The author of Rab and His Friends has aptly said: "It is with poetry as with flowers and fruits. We would all rather have them and taste them than talk about them. It is a good thing to know about a lily, its scientific ins and outs, its botany, its archæology, even its anatomy and organic radicals; but it is a better thing to look at the flowers themselves and to consider how they grow."

Professor Shairp writes: "Whenever the soul comes vividly in contact with any fact, truth, or existence, which it realizes and takes home to itself with more than common intensity, out of that meeting of the soul and its object there arises a thrill of joy, a glow of emotion; and the expression of that glow, that thrill, is poetry."

The Daffodils

At one time Wordsworth, wandering in the beautiful region in which he made his home, came vividly in contact with a fact, his soul realized with more than ordinary intensity the meaning of the fact, and thrilling with the experience he gave expression to the glow of feeling:

I wandered lonely as a cloud

That floats on high o'er vales and hills, When all at once I saw a crowd, A host of golden daffodils; Beside the lake, beneath the trees, Fluttering and dancing in the breeze.
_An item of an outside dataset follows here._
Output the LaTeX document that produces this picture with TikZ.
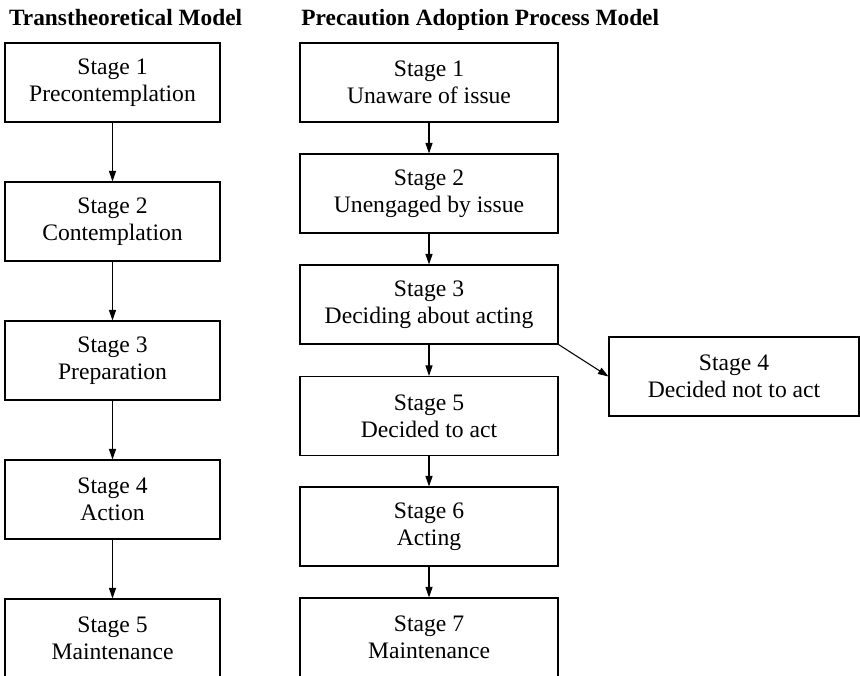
\documentclass[tikz,border=0pt]{standalone}
\usepackage{fontspec}
\setmainfont{Liberation Serif}
\usepackage{tikz}
\usetikzlibrary{arrows.meta, positioning}

\begin{document}
\begin{tikzpicture}[
    box/.style={rectangle, draw, line width=0.75pt, minimum height=1.975cm, align=center, inner sep=0pt, font=\fontsize{16.8}{19.4}\selectfont},
    ttmbox/.style={box, minimum width=5.375cm},
    papbox/.style={box, minimum width=6.45cm},
    title/.style={anchor=base west, inner sep=0pt, font=\fontsize{16.6}{19.4}\selectfont\bfseries},
    arrow/.style={-{Triangle[length=7.5pt, width=5pt]}, line width=0.75pt}
]
\clip (0,0) rectangle (21.5,-16.9);

\node[title] (ttmtitle) at (0.22,-0.65) {Transtheoretical Model};
\node[title] (paptitle) at (7.53,-0.65) {Precaution Adoption Process Model};

\node[ttmbox] (ttm1) at (2.8125,-2.0625) {Stage 1\\Precontemplation};
\node[ttmbox] (ttm2) at (2.8125,-5.5375) {Stage 2\\Contemplation};
\node[ttmbox] (ttm3) at (2.8125,-9.0125) {Stage 3\\Preparation};
\node[ttmbox] (ttm4) at (2.8125,-12.4875) {Stage 4\\Action};
\node[ttmbox] (ttm5) at (2.8125,-15.9625) {Stage 5\\Maintenance};

\draw[arrow] (ttm1) -- (ttm2);
\draw[arrow] (ttm2) -- (ttm3);
\draw[arrow] (ttm3) -- (ttm4);
\draw[arrow] (ttm4) -- (ttm5);

\node[papbox] (pap1) at (10.725,-2.0625) {Stage 1\\Unaware of issue};
\node[papbox] (pap2) at (10.725,-4.8375) {Stage 2\\Unengaged by issue};
\node[papbox] (pap3) at (10.725,-7.6125) {Stage 3\\Deciding about acting};
\node[papbox] (pap5) at (10.725,-10.4) {Stage 5\\Decided to act};
\node[papbox] (pap6) at (10.725,-13.1625) {Stage 6\\Acting};
\node[papbox] (pap7) at (10.725,-15.9375) {Stage 7\\Maintenance};
\node[box, minimum width=6.25cm] (pap4) at (18.35,-9.4125) {Stage 4\\Decided not to act};

\draw[arrow] (pap1) -- (pap2);
\draw[arrow] (pap2) -- (pap3);
\draw[arrow] (pap3) -- (pap5);
\draw[arrow] (pap5) -- (pap6);
\draw[arrow] (pap6) -- (pap7);
\draw[arrow] (pap3.south east) -- (pap4.west);

\end{tikzpicture}
\end{document}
Continuous as the stars that shine
And twinkle on the milky-way,
They stretched in never-ending line
Along the margin of a bay:
Ten thousand saw I at a glance,

Tossing their heads in sprightly dance.

The waves beside them danced, but they
Outdid the sparkling waves in glee.

A poet could not but be gay

In such a jocund company;

I gazed and gazed, but little thought
What wealth the show to me had brought.

For oft, when on my couch I lie
In vacant or in pensive mood,
They flash upon that inward eye
Which is the bliss of solitude,
And then my heart with pleasure fills,
And dances with the daffodils.

One is not to suppose that the poet deliberately decided that he would use iambic tetrameter verse, that the rhymes should alternate through four verses, that the stanza should close with a rhyming couplet and that he then set about to find words necessary to fill his meters and fix his rhymes. Though Poe tells us this is the way he constructed The Raven yet we feel that there is something more than mere mechanical ability in the little poem we are considering. By some wonderful power not unlike, though vastly more refined than the one by which we learn to recognize the rhythm of the poem, Wordsworth's soul found expression for his emotion in the perfect harmony of verse. Words, phrases and sentences dropped into place, verses assumed the right length, rhymes sprang into being, graceful figures took new life, and the poem was created, complete, beautiful.